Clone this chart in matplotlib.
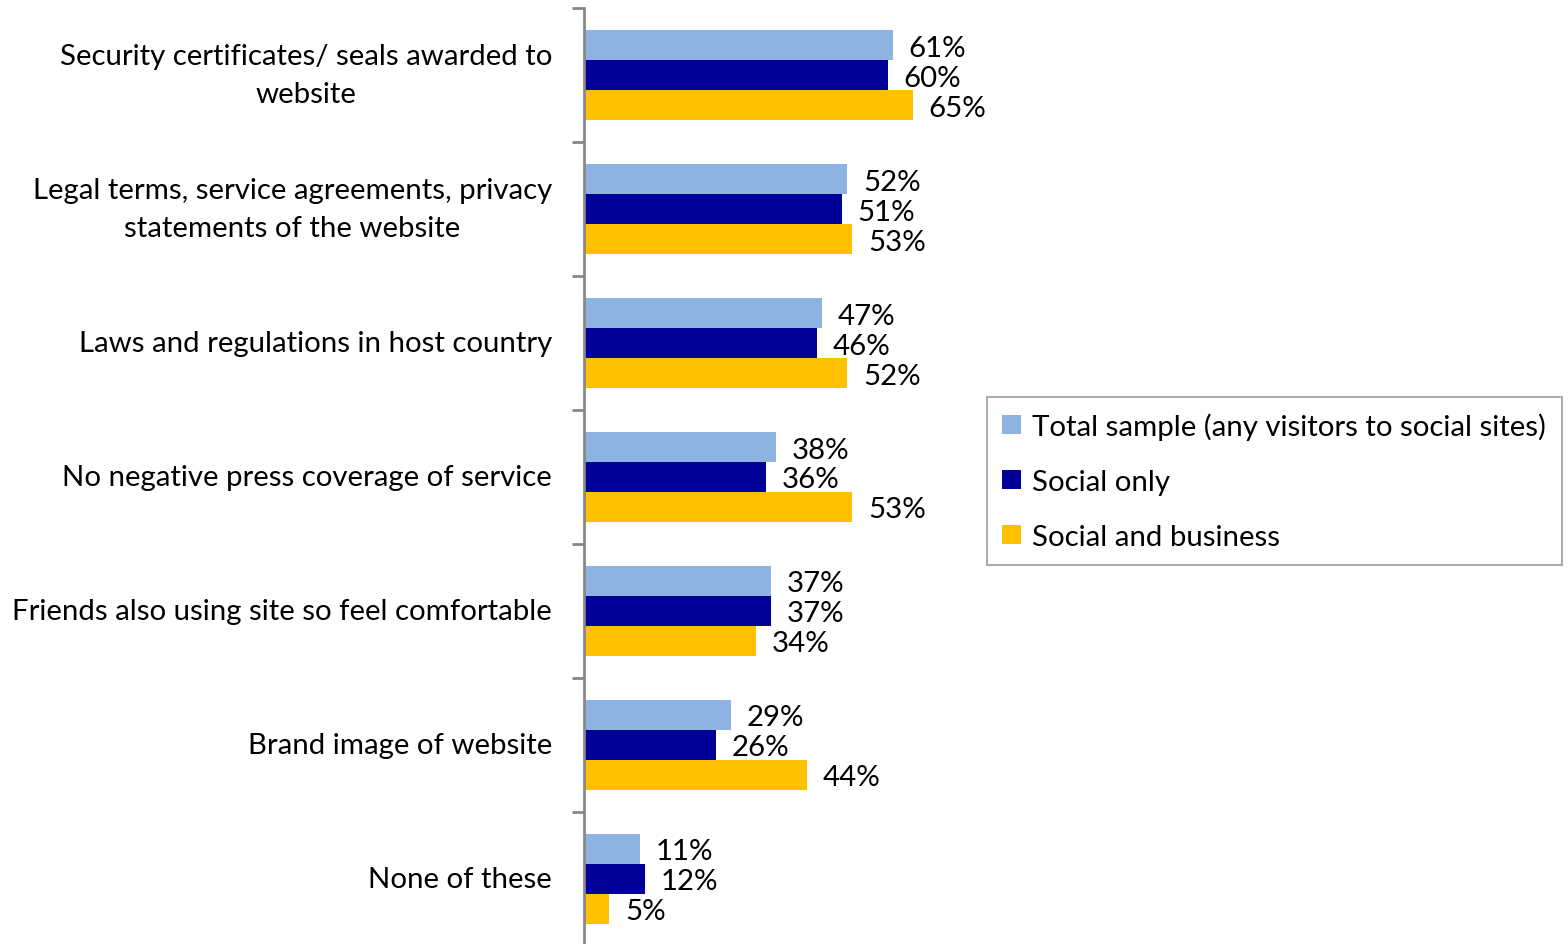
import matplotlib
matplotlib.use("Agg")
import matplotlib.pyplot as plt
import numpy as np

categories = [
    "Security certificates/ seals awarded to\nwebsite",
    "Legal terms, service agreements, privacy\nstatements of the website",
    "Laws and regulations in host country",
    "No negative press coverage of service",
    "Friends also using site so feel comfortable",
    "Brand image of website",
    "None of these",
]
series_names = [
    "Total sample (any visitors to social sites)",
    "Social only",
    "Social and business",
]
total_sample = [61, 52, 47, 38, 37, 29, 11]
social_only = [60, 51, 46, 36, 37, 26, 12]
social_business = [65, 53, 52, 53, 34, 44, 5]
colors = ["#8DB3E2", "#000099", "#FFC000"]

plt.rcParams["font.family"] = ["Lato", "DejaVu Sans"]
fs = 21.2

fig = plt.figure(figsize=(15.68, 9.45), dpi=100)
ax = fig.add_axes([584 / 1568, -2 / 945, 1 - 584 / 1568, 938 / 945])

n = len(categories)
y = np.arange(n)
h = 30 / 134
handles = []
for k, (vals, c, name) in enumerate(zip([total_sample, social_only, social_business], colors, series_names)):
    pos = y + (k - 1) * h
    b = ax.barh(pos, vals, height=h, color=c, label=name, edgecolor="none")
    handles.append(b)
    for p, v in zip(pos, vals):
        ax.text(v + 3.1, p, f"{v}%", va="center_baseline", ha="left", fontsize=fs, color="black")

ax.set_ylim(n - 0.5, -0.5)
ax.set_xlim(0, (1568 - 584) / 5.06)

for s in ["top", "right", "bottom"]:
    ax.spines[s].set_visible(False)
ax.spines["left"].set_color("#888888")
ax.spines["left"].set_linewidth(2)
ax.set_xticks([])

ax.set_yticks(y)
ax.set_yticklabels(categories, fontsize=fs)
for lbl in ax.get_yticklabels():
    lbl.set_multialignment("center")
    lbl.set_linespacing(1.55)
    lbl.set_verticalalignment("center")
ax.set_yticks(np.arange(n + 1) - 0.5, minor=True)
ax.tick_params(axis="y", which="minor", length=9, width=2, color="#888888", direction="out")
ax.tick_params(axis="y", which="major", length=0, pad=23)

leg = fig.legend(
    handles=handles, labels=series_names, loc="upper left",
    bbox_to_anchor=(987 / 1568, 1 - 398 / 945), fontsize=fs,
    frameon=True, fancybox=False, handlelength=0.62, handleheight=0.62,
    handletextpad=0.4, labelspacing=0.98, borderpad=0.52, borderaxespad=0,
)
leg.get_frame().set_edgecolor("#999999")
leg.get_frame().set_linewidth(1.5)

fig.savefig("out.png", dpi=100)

.....

◆ PROBLEM STATEMENT ◆
Find "matplotlib". Copy every line it occurs in.

◆ WRITTEN ANSWER ◆
Clone this chart in matplotlib.
import matplotlib
matplotlib.use("Agg")
import matplotlib.pyplot as plt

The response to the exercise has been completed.